Given information:
+---+
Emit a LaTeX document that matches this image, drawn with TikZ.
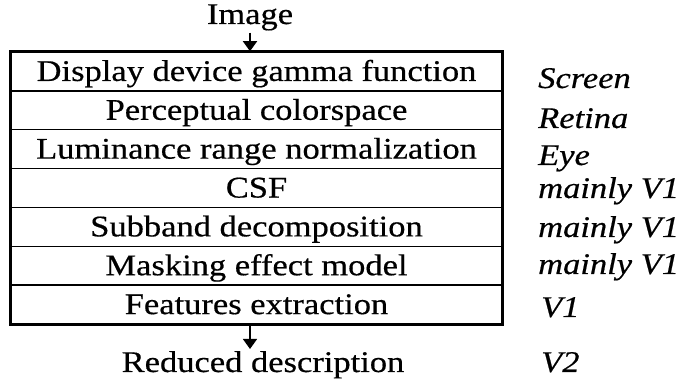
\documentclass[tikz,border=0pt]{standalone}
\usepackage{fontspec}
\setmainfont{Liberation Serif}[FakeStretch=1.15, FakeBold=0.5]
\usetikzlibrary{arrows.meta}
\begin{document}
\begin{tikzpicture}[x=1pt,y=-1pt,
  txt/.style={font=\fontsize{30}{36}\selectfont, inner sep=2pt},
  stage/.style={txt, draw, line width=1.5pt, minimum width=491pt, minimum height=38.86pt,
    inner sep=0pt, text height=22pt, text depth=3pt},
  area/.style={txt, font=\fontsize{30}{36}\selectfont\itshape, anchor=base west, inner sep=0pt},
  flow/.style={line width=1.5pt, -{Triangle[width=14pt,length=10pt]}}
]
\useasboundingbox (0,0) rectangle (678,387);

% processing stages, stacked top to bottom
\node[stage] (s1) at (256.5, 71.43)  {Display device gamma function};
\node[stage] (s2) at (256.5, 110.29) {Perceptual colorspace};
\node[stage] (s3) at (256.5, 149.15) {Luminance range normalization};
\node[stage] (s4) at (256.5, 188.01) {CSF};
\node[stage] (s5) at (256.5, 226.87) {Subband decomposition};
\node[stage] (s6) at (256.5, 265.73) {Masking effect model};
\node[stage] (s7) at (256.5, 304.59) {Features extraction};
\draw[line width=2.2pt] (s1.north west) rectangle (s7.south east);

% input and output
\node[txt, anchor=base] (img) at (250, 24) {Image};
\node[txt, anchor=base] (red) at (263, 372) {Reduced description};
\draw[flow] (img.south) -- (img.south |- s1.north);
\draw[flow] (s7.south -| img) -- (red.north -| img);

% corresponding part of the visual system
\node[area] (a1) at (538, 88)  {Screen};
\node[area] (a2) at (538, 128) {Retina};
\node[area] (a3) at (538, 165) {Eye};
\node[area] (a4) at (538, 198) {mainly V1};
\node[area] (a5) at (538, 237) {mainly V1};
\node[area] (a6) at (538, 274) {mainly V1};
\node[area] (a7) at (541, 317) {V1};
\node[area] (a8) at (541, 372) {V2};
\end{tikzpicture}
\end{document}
+---+
Exercise objective: Return exactly what appears from the opening line of the material through the line with "(0,0) rectangle (678,387);", apart from the pictures.

Final answer:
Emit a LaTeX document that matches this image, drawn with TikZ.
\documentclass[tikz,border=0pt]{standalone}
\usepackage{fontspec}
\setmainfont{Liberation Serif}[FakeStretch=1.15, FakeBold=0.5]
\usetikzlibrary{arrows.meta}
\begin{document}
\begin{tikzpicture}[x=1pt,y=-1pt,
  txt/.style={font=\fontsize{30}{36}\selectfont, inner sep=2pt},
  stage/.style={txt, draw, line width=1.5pt, minimum width=491pt, minimum height=38.86pt,
    inner sep=0pt, text height=22pt, text depth=3pt},
  area/.style={txt, font=\fontsize{30}{36}\selectfont\itshape, anchor=base west, inner sep=0pt},
  flow/.style={line width=1.5pt, -{Triangle[width=14pt,length=10pt]}}
]
\useasboundingbox (0,0) rectangle (678,387);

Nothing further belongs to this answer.